EXERCISE DIRECTIONS
Each entry below should be written out exactly as it is, with no pictures.
* start DATA ENTRIES *
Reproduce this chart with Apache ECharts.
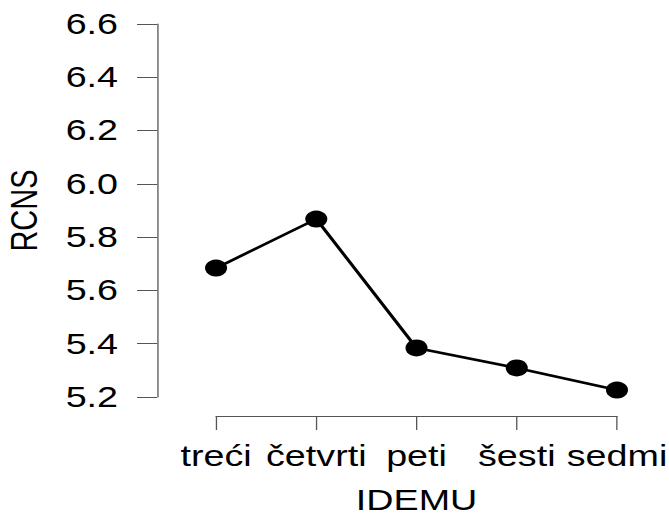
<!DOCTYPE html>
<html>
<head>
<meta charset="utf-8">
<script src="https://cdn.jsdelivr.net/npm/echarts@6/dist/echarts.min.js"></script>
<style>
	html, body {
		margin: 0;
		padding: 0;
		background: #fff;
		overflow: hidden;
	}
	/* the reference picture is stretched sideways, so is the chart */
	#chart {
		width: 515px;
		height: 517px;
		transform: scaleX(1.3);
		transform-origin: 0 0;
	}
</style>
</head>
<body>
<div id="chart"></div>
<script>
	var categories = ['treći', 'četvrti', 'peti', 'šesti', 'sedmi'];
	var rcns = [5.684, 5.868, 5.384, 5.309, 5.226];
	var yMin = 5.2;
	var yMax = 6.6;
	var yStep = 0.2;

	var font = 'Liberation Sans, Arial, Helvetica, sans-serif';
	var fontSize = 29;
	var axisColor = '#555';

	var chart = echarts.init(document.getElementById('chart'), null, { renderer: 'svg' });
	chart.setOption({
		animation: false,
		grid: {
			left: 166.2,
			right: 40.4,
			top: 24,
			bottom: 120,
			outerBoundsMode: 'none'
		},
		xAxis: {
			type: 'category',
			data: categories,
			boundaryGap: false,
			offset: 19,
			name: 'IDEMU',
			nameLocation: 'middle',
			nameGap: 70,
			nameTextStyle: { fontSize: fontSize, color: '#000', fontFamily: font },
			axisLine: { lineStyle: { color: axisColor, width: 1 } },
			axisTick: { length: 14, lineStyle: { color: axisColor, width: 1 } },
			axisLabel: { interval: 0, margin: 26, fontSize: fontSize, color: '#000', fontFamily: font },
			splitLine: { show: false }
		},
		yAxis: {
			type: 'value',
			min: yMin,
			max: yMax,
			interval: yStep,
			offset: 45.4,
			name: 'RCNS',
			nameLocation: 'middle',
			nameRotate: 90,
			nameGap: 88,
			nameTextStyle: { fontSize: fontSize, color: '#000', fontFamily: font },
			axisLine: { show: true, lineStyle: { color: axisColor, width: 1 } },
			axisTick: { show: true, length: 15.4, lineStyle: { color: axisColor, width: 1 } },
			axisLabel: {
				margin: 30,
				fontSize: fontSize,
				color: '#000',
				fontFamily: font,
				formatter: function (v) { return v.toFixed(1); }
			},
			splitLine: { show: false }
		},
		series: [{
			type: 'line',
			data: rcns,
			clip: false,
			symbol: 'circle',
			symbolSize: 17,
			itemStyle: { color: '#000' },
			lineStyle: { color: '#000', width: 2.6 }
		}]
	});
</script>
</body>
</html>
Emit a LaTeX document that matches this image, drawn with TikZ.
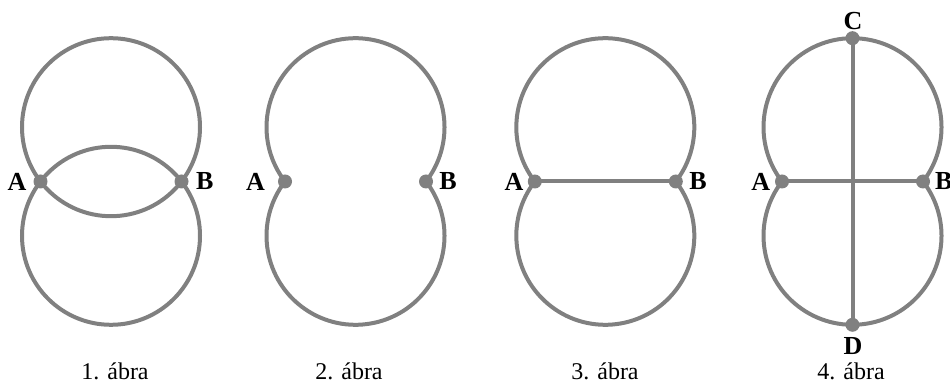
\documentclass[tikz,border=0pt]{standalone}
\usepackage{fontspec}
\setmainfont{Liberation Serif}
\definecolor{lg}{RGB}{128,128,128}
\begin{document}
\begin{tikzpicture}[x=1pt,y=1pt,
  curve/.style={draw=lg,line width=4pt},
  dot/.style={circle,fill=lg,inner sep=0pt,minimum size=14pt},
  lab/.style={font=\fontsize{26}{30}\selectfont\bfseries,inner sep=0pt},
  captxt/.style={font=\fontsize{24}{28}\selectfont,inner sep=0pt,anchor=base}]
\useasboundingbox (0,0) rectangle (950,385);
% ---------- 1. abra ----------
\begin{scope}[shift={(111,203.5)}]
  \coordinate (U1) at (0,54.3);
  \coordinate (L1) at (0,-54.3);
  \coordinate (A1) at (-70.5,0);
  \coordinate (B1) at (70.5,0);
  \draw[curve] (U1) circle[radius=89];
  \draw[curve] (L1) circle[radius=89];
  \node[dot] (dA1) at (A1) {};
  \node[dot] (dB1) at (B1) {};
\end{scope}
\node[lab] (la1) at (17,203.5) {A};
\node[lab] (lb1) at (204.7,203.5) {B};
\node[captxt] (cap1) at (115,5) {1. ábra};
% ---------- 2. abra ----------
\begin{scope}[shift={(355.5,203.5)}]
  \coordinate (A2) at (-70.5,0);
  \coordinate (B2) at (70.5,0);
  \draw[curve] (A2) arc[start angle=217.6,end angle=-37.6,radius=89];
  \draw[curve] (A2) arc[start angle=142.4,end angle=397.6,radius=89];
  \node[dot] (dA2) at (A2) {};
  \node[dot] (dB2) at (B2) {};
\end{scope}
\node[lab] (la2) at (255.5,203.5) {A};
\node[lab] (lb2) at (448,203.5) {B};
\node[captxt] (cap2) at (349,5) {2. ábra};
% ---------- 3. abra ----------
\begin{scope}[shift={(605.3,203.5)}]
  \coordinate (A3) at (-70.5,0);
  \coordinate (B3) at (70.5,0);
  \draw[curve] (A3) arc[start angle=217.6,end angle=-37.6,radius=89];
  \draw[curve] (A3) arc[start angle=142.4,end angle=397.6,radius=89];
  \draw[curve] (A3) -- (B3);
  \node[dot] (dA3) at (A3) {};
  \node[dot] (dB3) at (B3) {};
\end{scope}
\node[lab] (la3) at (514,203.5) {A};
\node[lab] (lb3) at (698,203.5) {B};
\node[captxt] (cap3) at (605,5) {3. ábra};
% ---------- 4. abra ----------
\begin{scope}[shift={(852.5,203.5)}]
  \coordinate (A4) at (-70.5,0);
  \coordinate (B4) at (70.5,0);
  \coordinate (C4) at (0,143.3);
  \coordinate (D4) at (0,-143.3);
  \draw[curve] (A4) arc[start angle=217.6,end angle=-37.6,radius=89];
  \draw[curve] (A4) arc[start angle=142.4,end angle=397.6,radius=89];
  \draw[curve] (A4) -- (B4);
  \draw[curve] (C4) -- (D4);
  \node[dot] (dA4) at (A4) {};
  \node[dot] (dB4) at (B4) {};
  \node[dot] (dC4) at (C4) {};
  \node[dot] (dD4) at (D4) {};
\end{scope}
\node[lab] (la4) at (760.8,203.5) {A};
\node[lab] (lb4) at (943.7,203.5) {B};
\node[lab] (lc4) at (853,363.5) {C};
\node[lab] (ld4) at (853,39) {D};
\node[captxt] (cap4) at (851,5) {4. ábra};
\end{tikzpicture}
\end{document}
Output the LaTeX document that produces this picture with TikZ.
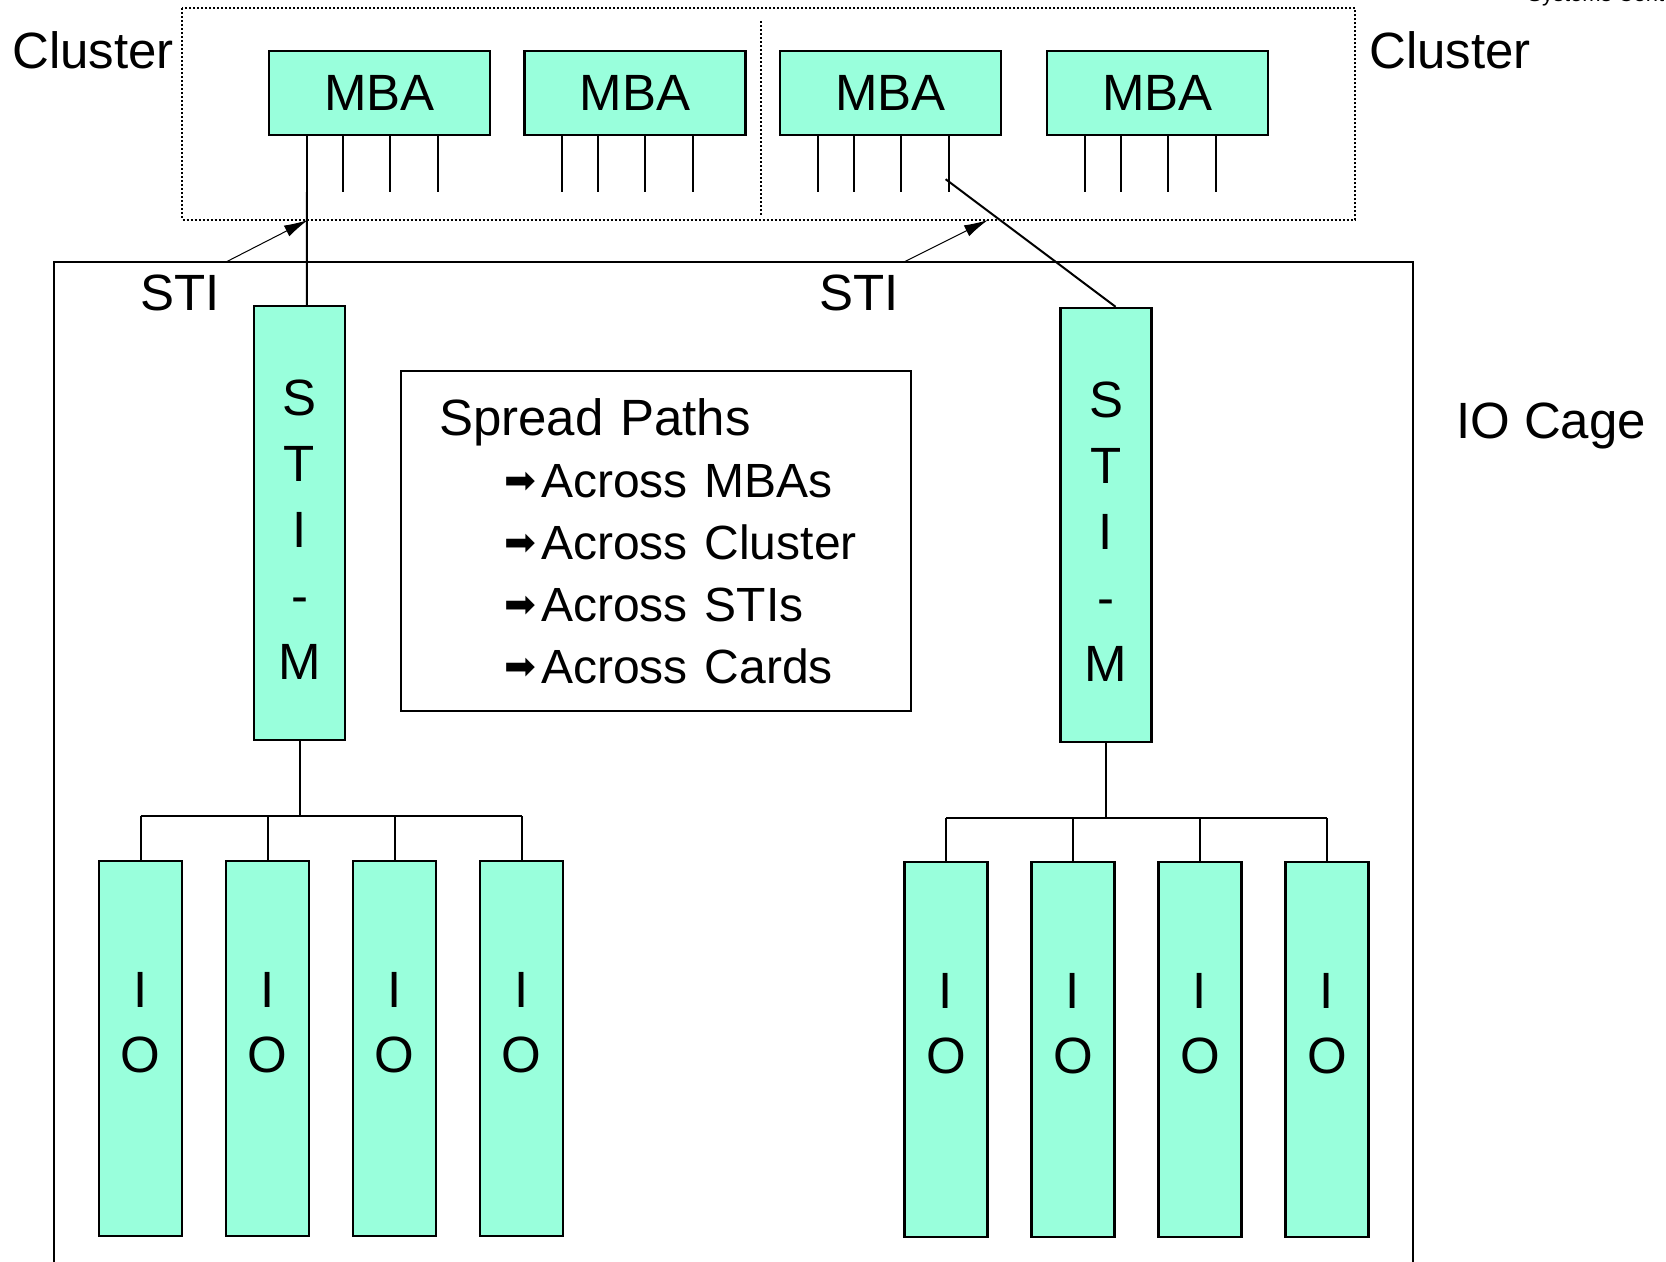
* end DATA ENTRIES *
SOLUTION TO THIS EXERCISE
Reproduce this chart with Apache ECharts.
<!DOCTYPE html>
<html>
<head>
<meta charset="utf-8">
<script src="https://cdn.jsdelivr.net/npm/echarts@6/dist/echarts.min.js"></script>
<style>
	html, body {
		margin: 0;
		padding: 0;
		background: #fff;
		overflow: hidden;
	}
	/* the reference picture is stretched sideways, so is the chart */
	#chart {
		width: 515px;
		height: 517px;
		transform: scaleX(1.3);
		transform-origin: 0 0;
	}
</style>
</head>
<body>
<div id="chart"></div>
<script>
	var categories = ['treći', 'četvrti', 'peti', 'šesti', 'sedmi'];
	var rcns = [5.684, 5.868, 5.384, 5.309, 5.226];
	var yMin = 5.2;
	var yMax = 6.6;
	var yStep = 0.2;

	var font = 'Liberation Sans, Arial, Helvetica, sans-serif';
	var fontSize = 29;
	var axisColor = '#555';

	var chart = echarts.init(document.getElementById('chart'), null, { renderer: 'svg' });
	chart.setOption({
		animation: false,
		grid: {
			left: 166.2,
			right: 40.4,
			top: 24,
			bottom: 120,
			outerBoundsMode: 'none'
		},
		xAxis: {
			type: 'category',
			data: categories,
			boundaryGap: false,
			offset: 19,
			name: 'IDEMU',
			nameLocation: 'middle',
			nameGap: 70,
			nameTextStyle: { fontSize: fontSize, color: '#000', fontFamily: font },
			axisLine: { lineStyle: { color: axisColor, width: 1 } },
			axisTick: { length: 14, lineStyle: { color: axisColor, width: 1 } },
			axisLabel: { interval: 0, margin: 26, fontSize: fontSize, color: '#000', fontFamily: font },
			splitLine: { show: false }
		},
		yAxis: {
			type: 'value',
			min: yMin,
			max: yMax,
			interval: yStep,
			offset: 45.4,
			name: 'RCNS',
			nameLocation: 'middle',
			nameRotate: 90,
			nameGap: 88,
			nameTextStyle: { fontSize: fontSize, color: '#000', fontFamily: font },
			axisLine: { show: true, lineStyle: { color: axisColor, width: 1 } },
			axisTick: { show: true, length: 15.4, lineStyle: { color: axisColor, width: 1 } },
			axisLabel: {
				margin: 30,
				fontSize: fontSize,
				color: '#000',
				fontFamily: font,
				formatter: function (v) { return v.toFixed(1); }
			},
			splitLine: { show: false }
		},
		series: [{
			type: 'line',
			data: rcns,
			clip: false,
			symbol: 'circle',
			symbolSize: 17,
			itemStyle: { color: '#000' },
			lineStyle: { color: '#000', width: 2.6 }
		}]
	});
</script>
</body>
</html>
Emit a LaTeX document that matches this image, drawn with TikZ.
\documentclass[tikz,border=0pt]{standalone}
\usepackage{fontspec}
\setmainfont{Liberation Serif}
\definecolor{lg}{RGB}{128,128,128}
\begin{document}
\begin{tikzpicture}[x=1pt,y=1pt,
  curve/.style={draw=lg,line width=4pt},
  dot/.style={circle,fill=lg,inner sep=0pt,minimum size=14pt},
  lab/.style={font=\fontsize{26}{30}\selectfont\bfseries,inner sep=0pt},
  captxt/.style={font=\fontsize{24}{28}\selectfont,inner sep=0pt,anchor=base}]
\useasboundingbox (0,0) rectangle (950,385);
% ---------- 1. abra ----------
\begin{scope}[shift={(111,203.5)}]
  \coordinate (U1) at (0,54.3);
  \coordinate (L1) at (0,-54.3);
  \coordinate (A1) at (-70.5,0);
  \coordinate (B1) at (70.5,0);
  \draw[curve] (U1) circle[radius=89];
  \draw[curve] (L1) circle[radius=89];
  \node[dot] (dA1) at (A1) {};
  \node[dot] (dB1) at (B1) {};
\end{scope}
\node[lab] (la1) at (17,203.5) {A};
\node[lab] (lb1) at (204.7,203.5) {B};
\node[captxt] (cap1) at (115,5) {1. ábra};
% ---------- 2. abra ----------
\begin{scope}[shift={(355.5,203.5)}]
  \coordinate (A2) at (-70.5,0);
  \coordinate (B2) at (70.5,0);
  \draw[curve] (A2) arc[start angle=217.6,end angle=-37.6,radius=89];
  \draw[curve] (A2) arc[start angle=142.4,end angle=397.6,radius=89];
  \node[dot] (dA2) at (A2) {};
  \node[dot] (dB2) at (B2) {};
\end{scope}
\node[lab] (la2) at (255.5,203.5) {A};
\node[lab] (lb2) at (448,203.5) {B};
\node[captxt] (cap2) at (349,5) {2. ábra};
% ---------- 3. abra ----------
\begin{scope}[shift={(605.3,203.5)}]
  \coordinate (A3) at (-70.5,0);
  \coordinate (B3) at (70.5,0);
  \draw[curve] (A3) arc[start angle=217.6,end angle=-37.6,radius=89];
  \draw[curve] (A3) arc[start angle=142.4,end angle=397.6,radius=89];
  \draw[curve] (A3) -- (B3);
  \node[dot] (dA3) at (A3) {};
  \node[dot] (dB3) at (B3) {};
\end{scope}
\node[lab] (la3) at (514,203.5) {A};
\node[lab] (lb3) at (698,203.5) {B};
\node[captxt] (cap3) at (605,5) {3. ábra};
% ---------- 4. abra ----------
\begin{scope}[shift={(852.5,203.5)}]
  \coordinate (A4) at (-70.5,0);
  \coordinate (B4) at (70.5,0);
  \coordinate (C4) at (0,143.3);
  \coordinate (D4) at (0,-143.3);
  \draw[curve] (A4) arc[start angle=217.6,end angle=-37.6,radius=89];
  \draw[curve] (A4) arc[start angle=142.4,end angle=397.6,radius=89];
  \draw[curve] (A4) -- (B4);
  \draw[curve] (C4) -- (D4);
  \node[dot] (dA4) at (A4) {};
  \node[dot] (dB4) at (B4) {};
  \node[dot] (dC4) at (C4) {};
  \node[dot] (dD4) at (D4) {};
\end{scope}
\node[lab] (la4) at (760.8,203.5) {A};
\node[lab] (lb4) at (943.7,203.5) {B};
\node[lab] (lc4) at (853,363.5) {C};
\node[lab] (ld4) at (853,39) {D};
\node[captxt] (cap4) at (851,5) {4. ábra};
\end{tikzpicture}
\end{document}
Output the LaTeX document that produces this picture with TikZ.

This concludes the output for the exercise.